Tuesday 23 June 2015

Lace in Workbox


 
Great to see lace featured in the latest issue of ‘Be Creative Workbox’ magazine. One of Louise West’s beautiful lace wire cylinders is shown as a full page image in the Gallery section, and there is an article by Eileen Anderson about the ISIS Lacemakers’ group entry for last year’s Waddesdon manor lace exhibition. It also includes my article on subversive stitching, which features my ‘get off me’ mat (shown in the image above) as well as several of my net curtains and the virtual sampler. Of course the idea of the subversive stitch comes from Rozsika Parker’s brilliant feminist book that discusses how stitching was used to define the feminine and how women have since subverted it to comment on women’s issues and the domestic – something I continue in my practice.

Wednesday 17 June 2015

Savage beauty: Alexander McQueen


 
This exhibition at the V&A Museum is breathtaking, both for the way it is displayed and the work it shows. You come out reeling from the amazing inventiveness of Alexander McQueen, not only the clothes he designed but also the headwear, shoes, jewellery and the sheer spectacle of the catwalk shows. It is a credit to the curators that they managed to convey all of this through brilliant room designs that immerse you in the themes of the collections. McQueen was also a man who knew how to use lace – it is everywhere – but always used to effect, sometimes a small piece attached to fabric, at others a huge ruffle, an entire dress, or a veil over the entire face. Veiling, or rather masking, is another key factor in many of these designs which adds to their gothic feeling of personal confinement. I was interested in the lace, but beautiful workmanship can also be seen in the embroidery, metalwork and garment construction. One of the great things about this exhibition is that the spectacle is amazing but so are the fine details. It is one of the best exhibitions I’ve seen for a long time – visit it if you can.

Wednesday 10 June 2015

Photography


 
Thinking about photography yet again! This time I need some good photos of my most recent pieces - the hangings with the TB lace and silk paper. The trouble is there are three of them and they are 2 metres long and I haven’t got anywhere suitable to hang them for photography.
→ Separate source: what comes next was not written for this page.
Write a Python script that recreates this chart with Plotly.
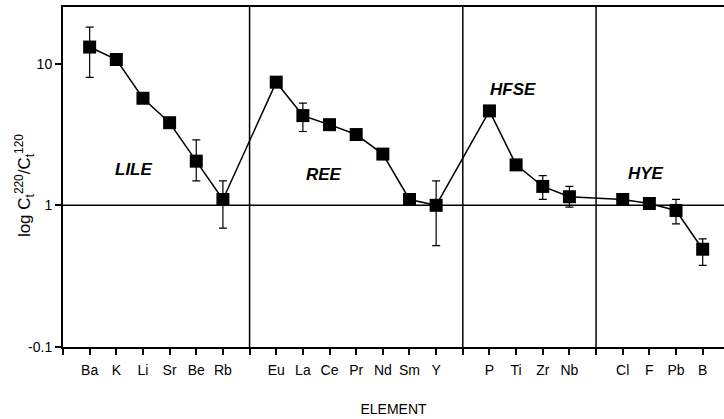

My studio is a lovely cosy space, but not exactly a white cube environment! A friend recently told me that one of the reasons she’d held her latest exhibition was to hang all her work in a nice neutral space so that she could hire a photographer to take some good photos for her. Photos are so important when you’re trying to get selected for exhibitions that I can see her point. I will be able to take some full length photos when I exhibit these pieces in The Crypt Gallery in September, but I need some good photos before then. In the meantime I’ll just have to use close ups.  

Thursday 4 June 2015

Mounting lace


 
When I first started making traditional lace, great importance was put on how the lace was mounted onto fabric – usually a handkerchief or mat centre – with good reason, as bad mounting could ruin a lovely piece of lace. I remember the intricate steps required, including aligning the fabric and lace by removing a thread from the material, pinning, and tacking. Then the delicate stitching, using, for example, three-sided stitch, followed by the nerve wracking task of cutting away the excess fabric as close as possible to the stitching without cutting through it. Although I enjoy hand stitching I never found mounting lace very relaxing and was never entirely happy with the results. I was thinking about this mounting process as I was making my most recent piece of lace incorporating lace, fabric and silk paper. In this case I’m attaching the lace to the fabric using a simple oversewing stitch on the edge of the lace. When I’ve finished the sewing, I will remove the excess fabric by cutting it away about 1 cm from the stitching. For this hanging I am trying to represent the idea of the fabric becoming silted up with dust and turning into paper. Therefore I don’t want a formal join between the lace and the fabric, but to give the impression that they are all merging into one another. I also have the advantage that the lace will not be laundered so I’m not worried about the fabric fraying; it just has to look good on display. At the end of the day, I guess mounting is just about attaching the lace in the most appropriate way and if you do it well no one should notice it and instead just focus on the lace.